Les diplômés chômeurs… au travail

Written by on 12 mars 2012 in Travailler - Commentaires fermés

Titulaires d’une maîtrise ou d’un doctorat, 220 000 diplômés tunisiens sont au chômage. L’Union des diplômés chômeurs (UDC) tente, depuis 2006, de lutter contre ce fléau.

Salem Ayari, une maîtrise en langue arabe, un master en sociologie, et chômeur. (photos CFJ/ T.C.)

Salem Ayari est un chômeur surdiplômé : une maîtrise en langue arabe et un master en sociologie. Alors, pour ne pas rester inactif, il porte une casquette supplémentaire : coordinateur national de l’Union des diplômés chômeurs (UDC).
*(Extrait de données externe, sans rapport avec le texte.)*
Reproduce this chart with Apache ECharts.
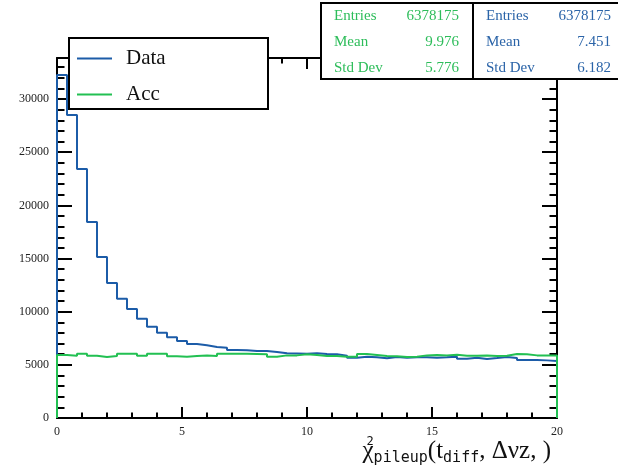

Créé en mai 2006, « pour lutter en faveur du droit du travail, contre la corruption de l’Etat de Ben Ali et, surtout, pour donner des idées afin de diminuer le taux de chômage tunisien », l’UDC compte aujourd’hui 24 bureaux régionaux – un par gouvernorat – et 10 000 adhérents. Preuve que la cause fédère. Il faut dire que sur les 740 000 chômeurs que compte la Tunisie, 220 000 sont diplômés (dont 90 000 ont entre 35 et 48 ans). « Après la Révolution, le nombre a explosé, précise Salem Ayari. Et ça va empirer : en juillet prochain, 65 000 chômeurs supplémentaires vont sortir de l’Université. »

Face à un gouvernement « qui donne des chiffres mais pas de réponses », l’UDC lutte pour faire entendre ses propositions. Son cheval de bataille : qu’une indemnité soit versée à tous les chômeurs. « On réclame au moins 300 dinars par mois (150 euros), mais pas uniquement pour les diplômés, précise Salem Ayari. Il faut donner l’avantage à ceux qui ont plus de cinq ans de chômage. »

L’UDC réclame également « que l’Etat pousse le secteur privé à embaucher et qu’il facilite la création d’entreprises pour les jeunes », ajoute Belkacem Ben Abdallah, membre du bureau exécutif de l’Union. En février, l’UDC a entamé des discussions sur l’emploi dans les bureaux régionaux avec des associations, des partis politiques et d’autres acteurs de la société civile. Début avril, c’est à Tunis que se tiendra la discussion nationale. « Il faut stabiliser l’UDC dans la vie politique et sociale : on doit viser l’Histoire », conclut-il.

 Rayés des concours nationaux

Ambitieux programme pour une association qui a vécu cinq ans avec les intimidations du régime de Ben Ali. « En 2006, lorsqu’on a voulu fonder l’UDC, l’administration a refusé notre dépôt légal », se souvient Belkacem Ben Abdallah. « Avant, on n’avait pas le droit de parler, ni de faire des réunions ou des sit-in. Des membres de l’UDC ont été agressés, emprisonnés et éliminés des concours nationaux », rappelle Salem Ayari, qui n’a réussi à obtenir son visa qu’en février 2011. On a le droit désormais de parler de la face cachée du miracle tunisien.